Mychal Givens has been painful to watch this year, but you can’t stash him in the bullpen forever, right? Givens faced three hitters in the fifth inning and couldn’t retire one.

That left Mike Baumann holding the short stick, with the unfortunate assignment of entering with the bases loaded to face a four-time Silver Slugger in José Ramírez. “There goes my hero,” sang Dave Grohl over the speakers. Could Baumann be that guy?

Eh, not today.

Baumann impressively whiffed Ramírez, but Josh Naylor smoked a fastball for a two-run double. 8-7 Cleveland, and the seesaw kept swinging. Baumann notched his second strikeout on a good curveball. But Gabriel Arías tagged a 97-mph fastball for a 447-foot homer, and the game was blown open, 11-7.

We weren’t even through the fifth and it felt like the ninth already.

The Birds weren’t quite ready for a mercy kill, though. In the bottom half of the fifth, Gunnar Henderson walked, and Aaron Hicks singled again, reaching base for his third straight at-bat as an Oriole. We love this guy already! (Do we? I guess?) Ryan O’Hearn just legged out a grounder to stave off an inning-ending double play. Hustle wins ballgames! No, better pitching than this wins ballgames. Anyway, the Orioles got a hard-earned eighth run.

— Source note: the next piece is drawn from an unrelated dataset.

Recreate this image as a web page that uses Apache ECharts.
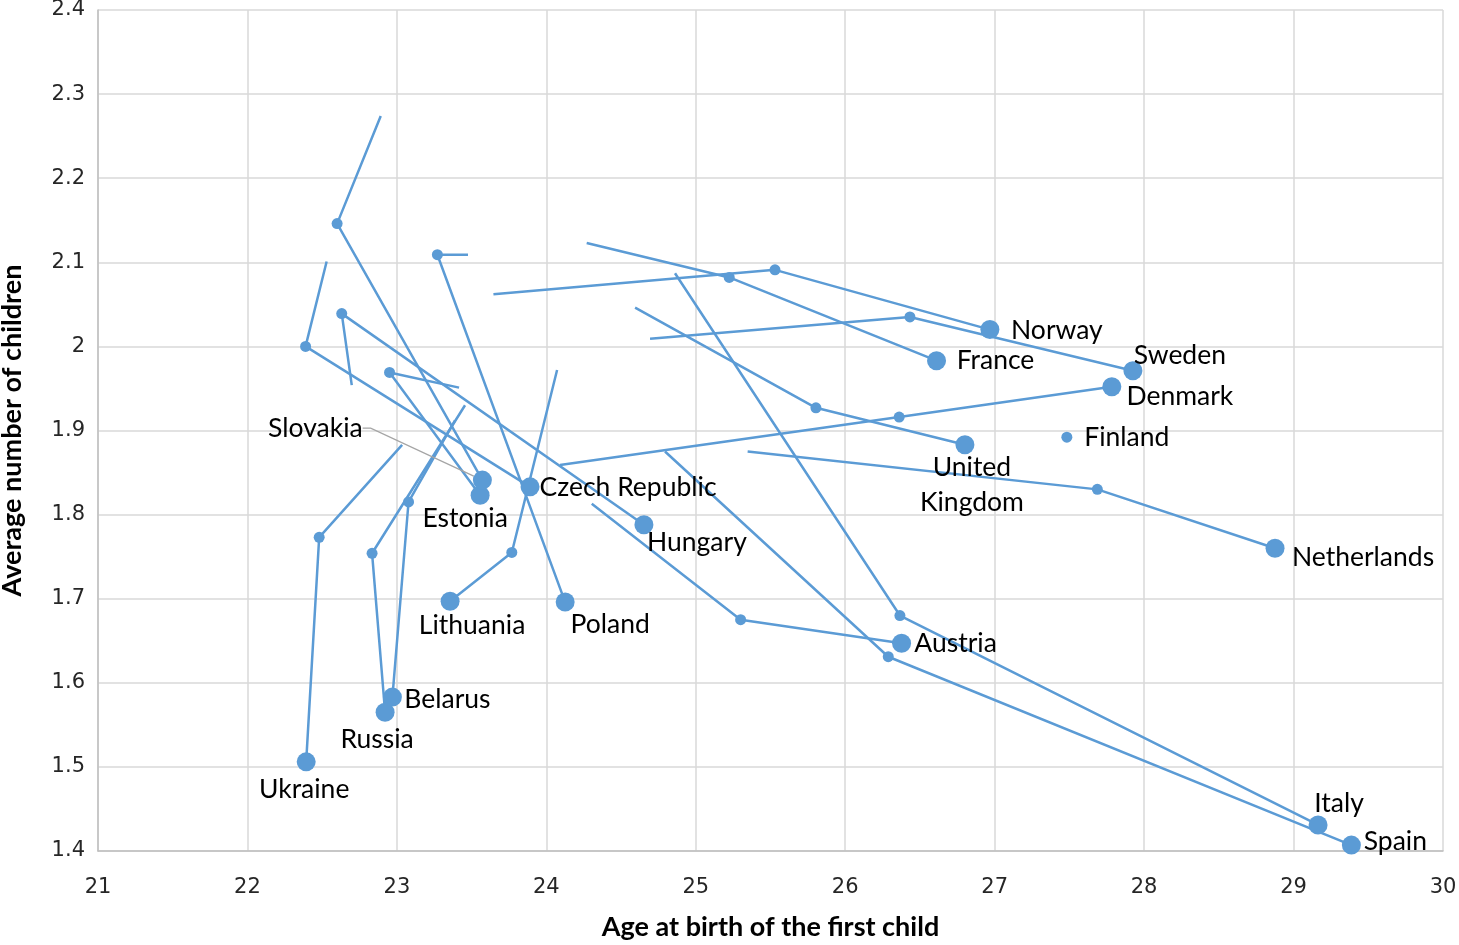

Back out for the sixth, Big Mike gave the Orioles their first scoreless inning since the first. He was buoyed in this mission by a shoestring catch from Ryan McKenna. He also came out to pitch a third inning, which was a gift given how the game had been going. It would have been nicer, though, if he hadn’t given up a twelfth run off a double-single combo from the unstoppable José Ramírez-Josh Naylor duo.

It wasn’t enough to stave off a second consecutive series loss, but on the bright side, the Orioles continued to sprinkle hits around. Hicks reached three times, and Captain America, of course, had four hits. Tony Taters continues to chalk up extra-base hits, and O’Hearn added his second double of the game in the seventh inning. I’m sad to report that he failed the sprinkler test. But hey, his bat looked fantastic today and he played a solid right field.

Two pitchers who remained immune to whatever calamity had hit the rest of the staff were Bryan Baker, who tossed 1.2 scoreless innings with three strikeouts and no walks, and Danny Coulombe, who threw a perfect ninth, aided by a nice play at third from Henderson.

This game was ridiculous enough that it feels right to sign off with a joke. In between halves of the sixth inning, the broadcast cut to this pair of youngsters.

Without missing a beat, Jim Palmer dead-panned from the booth, “Look, there’s Jackson Holliday, taking a day off from Aberdeen.”

Hehe. Now, let’s just forget this one ever happened, shall we?